Canadian baseball player (1934–2020)

Raymond Joseph Robert Daviault (May 27, 1934 – November 6, 2020) was a Canadian professional baseball player. The right-handed pitcher, a native of Montreal, Quebec, had an 11-season (1953–63) professional career, but spent only part of one season in the Major Leagues, appearing in 36 games (all but three in relief) for the 1962 New York Mets, the first season in that expansion team's history. He stood 6 ft 1 in tall and weighed 175 lb.

==Career==
Daviault had been selected by the Mets with the 18th pick in the 1961 Major League Baseball expansion draft, even though he had yet to pitch a single inning in the Majors. In 1961, his ninth season in the minors, he had appeared in 58 games and 105 innings pitched for the Triple-A Tacoma Giants, fashioning a 10–9 record and an earned run average of 3.17.

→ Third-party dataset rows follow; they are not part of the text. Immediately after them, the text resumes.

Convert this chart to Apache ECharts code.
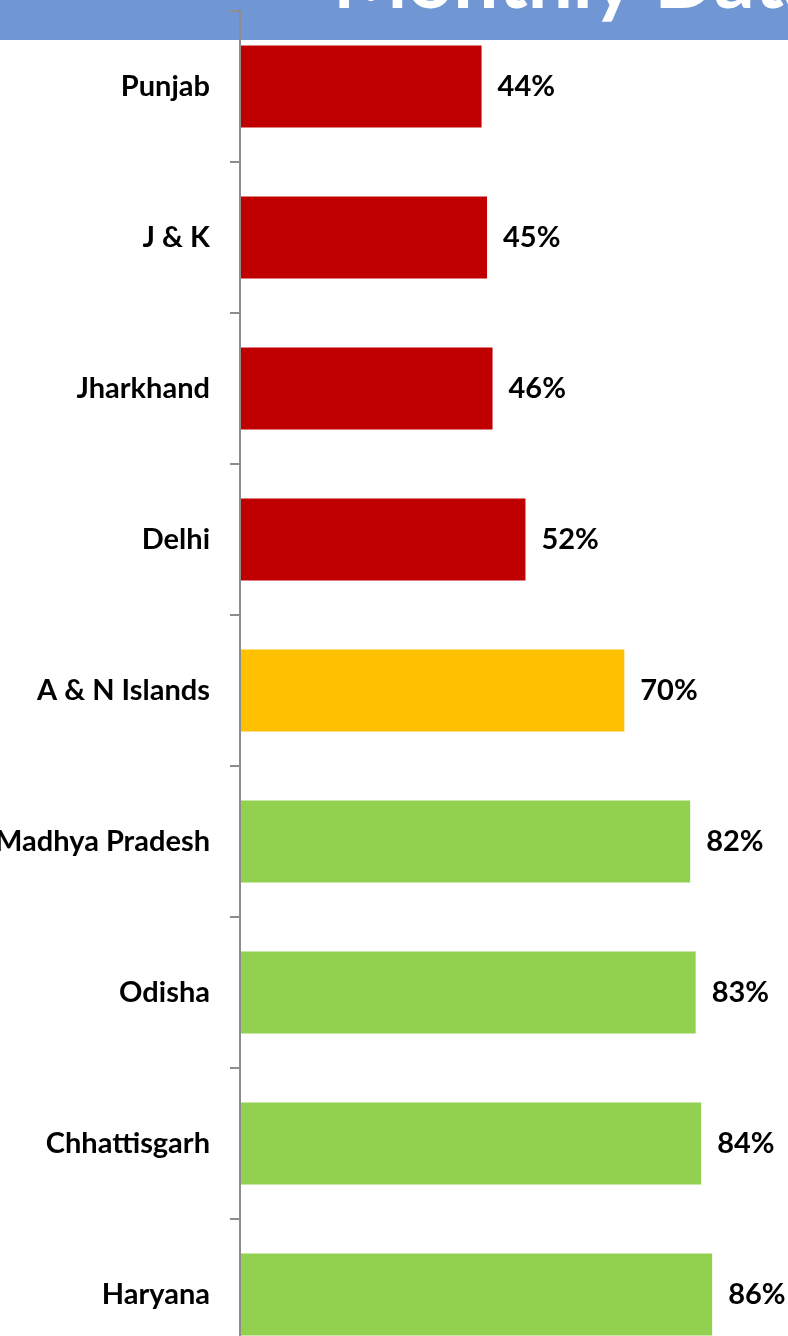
<!DOCTYPE html>
<html>
<head>
<meta charset="utf-8">
<script src="https://cdn.jsdelivr.net/npm/echarts@6/dist/echarts.min.js"></script>
<style>
    html, body { margin: 0; padding: 0; background: #fff; }
    #chart { width: 788px; height: 1336px; }
</style>
</head>
<body>
<div id="chart"></div>
<script>
var states = ['Punjab', 'J & K', 'Jharkhand', 'Delhi', 'A & N Islands', 'Madhya Pradesh', 'Odisha', 'Chhattisgarh', 'Haryana'];
var scores = [44, 45, 46, 52, 70, 82, 83, 84, 86];
var barColors = ['#C00000', '#C00000', '#C00000', '#C00000', '#FFC000', '#92D050', '#92D050', '#92D050', '#92D050'];
var headerText = 'Monthly Data';

var font = 'Lato';

var chart = echarts.init(document.getElementById('chart'));
chart.setOption({
    animation: false,
    backgroundColor: '#fff',
    graphic: [
        {
            type: 'rect',
            z: -10,
            shape: { x: 0, y: 0, width: 788, height: 40 },
            style: { fill: '#7097D3' }
        },
        {
            type: 'text',
            z: 10,
            left: 333,
            top: -58,
            style: {
                text: headerText,
                fill: '#fff',
                font: 'bold 80px ' + font
            }
        }
    ],
    grid: {
        left: 240,
        width: 549,
        top: 11,
        height: 1359,
        outerBoundsMode: 'none',
        containLabel: false
    },
    xAxis: {
        type: 'value',
        min: 0,
        max: 100,
        show: false
    },
    yAxis: {
        type: 'category',
        inverse: true,
        data: states,
        z: 5,
        axisLine: { show: true, lineStyle: { color: '#8C8C8C', width: 2 } },
        axisTick: { show: true, alignWithLabel: false, length: 10, lineStyle: { color: '#8C8C8C', width: 2 } },
        axisLabel: {
            margin: 30,
            color: '#000',
            fontFamily: font,
            fontWeight: 'bold',
            fontSize: 29
        }
    },
    series: [{
        type: 'bar',
        barWidth: 82,
        data: scores.map(function (v, i) {
            return { value: v, itemStyle: { color: barColors[i] } };
        }),
        label: {
            show: true,
            position: 'right',
            distance: 16,
            formatter: '{c}%',
            color: '#000',
            fontFamily: font,
            fontWeight: 'bold',
            fontSize: 29
        }
    }]
});
</script>
</body>
</html>
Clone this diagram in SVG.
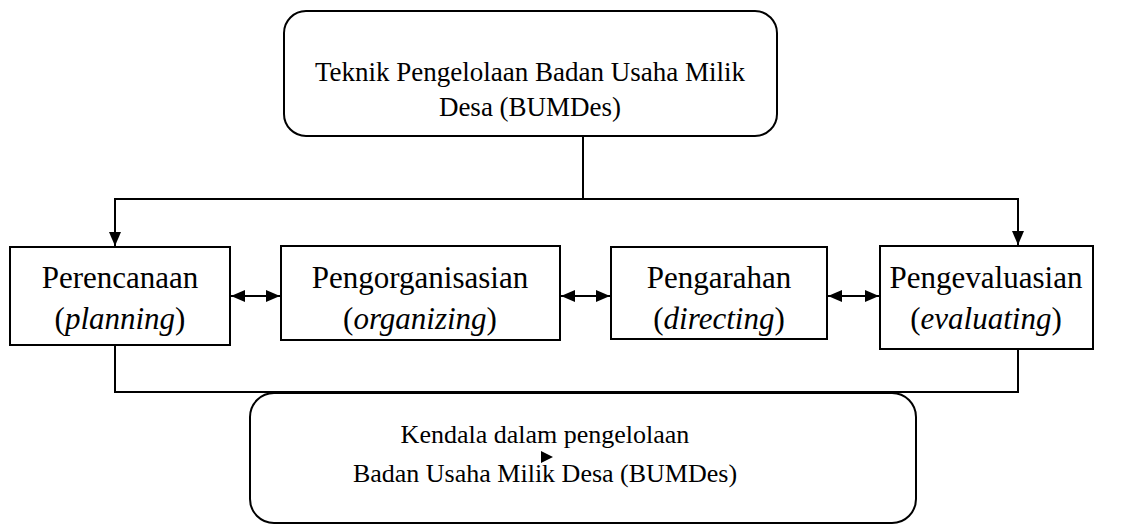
<svg xmlns="http://www.w3.org/2000/svg" width="1124" height="525" viewBox="0 0 1124 525">
<style>
.box{fill:#fff;stroke:#000;stroke-width:2}
.ln{fill:none;stroke:#000;stroke-width:2}
.t{font-family:'Liberation Serif','Times New Roman',Times,'DejaVu Serif',serif;font-size:27px;fill:#000;text-anchor:middle}
.b{font-size:31px}
.k{font-size:26px}
.i{font-style:italic}
</style>
<defs>
<marker id="ah" viewBox="0 0 14 12" refX="14" refY="6" markerWidth="14" markerHeight="12" orient="auto-start-reverse" markerUnits="userSpaceOnUse">
<path d="M0,0 L14,6 L0,12 z" fill="#000"/>
</marker>
</defs>
<rect width="1124" height="525" fill="#fff"/>
<g id="connectors">
<path class="ln" d="M583,136 V199"/>
<path class="ln" d="M583,199 H115 V246" marker-end="url(#ah)"/>
<path class="ln" d="M583,199 H1018 V245" marker-end="url(#ah)"/>
<path class="ln" d="M231,296 H280" marker-start="url(#ah)" marker-end="url(#ah)"/>
<path class="ln" d="M561,296 H610" marker-start="url(#ah)" marker-end="url(#ah)"/>
<path class="ln" d="M828,296 H879" marker-start="url(#ah)" marker-end="url(#ah)"/>
<path class="ln" d="M115,346 V392 H1018 V349"/>
</g>
<g id="n-top">
<rect class="box" x="284" y="11" width="493" height="125" rx="22"/>
<text class="t" x="530" y="81">Teknik Pengelolaan Badan Usaha Milik</text>
<text class="t" x="530" y="116">Desa (BUMDes)</text>
</g>
<g id="n-perencanaan">
<rect class="box" x="10" y="247" width="220" height="98"/>
<text class="t b" x="120" y="288">Perencanaan</text>
<text class="t b" x="120" y="329">(<tspan class="i">planning</tspan>)</text>
</g>
<g id="n-pengorganisasian">
<rect class="box" x="281" y="246" width="279" height="94"/>
<text class="t b" x="420" y="288">Pengorganisasian</text>
<text class="t b" x="420" y="329">(<tspan class="i">organizing</tspan>)</text>
</g>
<g id="n-pengarahan">
<rect class="box" x="611" y="247" width="216" height="92"/>
<text class="t b" x="719" y="288">Pengarahan</text>
<text class="t b" x="719" y="329">(<tspan class="i">directing</tspan>)</text>
</g>
<g id="n-pengevaluasian">
<rect class="box" x="880" y="246" width="213" height="103"/>
<text class="t b" x="986" y="288">Pengevaluasian</text>
<text class="t b" x="986" y="329">(<tspan class="i">evaluating</tspan>)</text>
</g>
<g id="n-kendala">
<rect class="box" x="250" y="393" width="666" height="130" rx="24"/>
<text class="t k" x="545" y="443">Kendala dalam pengelolaan</text>
<text class="t k" x="545" y="482">Badan Usaha Milik Desa (BUMDes)</text>
<path d="M541,451 L553,457 L541,463 z" fill="#000"/>
</g>
</svg>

In 1962, Daviault broke spring training camp on the Mets' inaugural roster and made his MLB debut on April 13 at the Polo Grounds against the Pittsburgh Pirates — the first regular-season home game in Mets' history. Entering the contest in the eighth inning with the Mets down 3–2, he walked Dick Groat, threw a wild pitch, retired Bob Skinner on a ground ball (with Groat advancing to third base), then uncorked a second wild pitch to score Groat and increase the Pirate lead to 4–2. He also walked three batters in the ninth inning but allowed no further scoring as Pittsburgh ended up winning, 4–3.

Daviault earned his only MLB victory on July 7 against the St. Louis Cardinals, also at the Polo Grounds. He came into a 3–3 tie in the eighth inning and immediately dodged a bullet when Cardinal baserunner Dal Maxvill failed to touch third base and was called out to kill a St. Louis rally. Then, in the ninth, Daviault surrendered a go-ahead home run to the Cardinals' Curt Flood. But, in the bottom of the inning, the Mets' Marv Throneberry hit a two-run, walk-off home run off Ernie Broglio to give New York and Daviault a come-from-behind 5–4 win.

That 1962 Mets team had a record of 40–120, still the modern-era record for most losses by a Major League Baseball team in a single season.

In 36 MLB games and 81 innings pitched, Daviault allowed 92 hits and 48 walks; he struck out 51.

In August 2017, a baseball field was dedicated to Raymond Daviault in Pointe-aux-Trembles. It is now home to the Montreal Brewers of the Ligue de Baseball Majeur du Québec.

==Personal life==
He was predeceased by his wife, Lisette Lesperance. Daviault had three kids – predeceased by one of them. He had six grandchildren. He died on November 6, 2020. He was 86-years-old. His death was recorded to be in Notre-Dame-de-la-Merci, where he had lived for many years. The obituary in Le Journal de Montréal did not list a cause of death and reported that he had been in good health.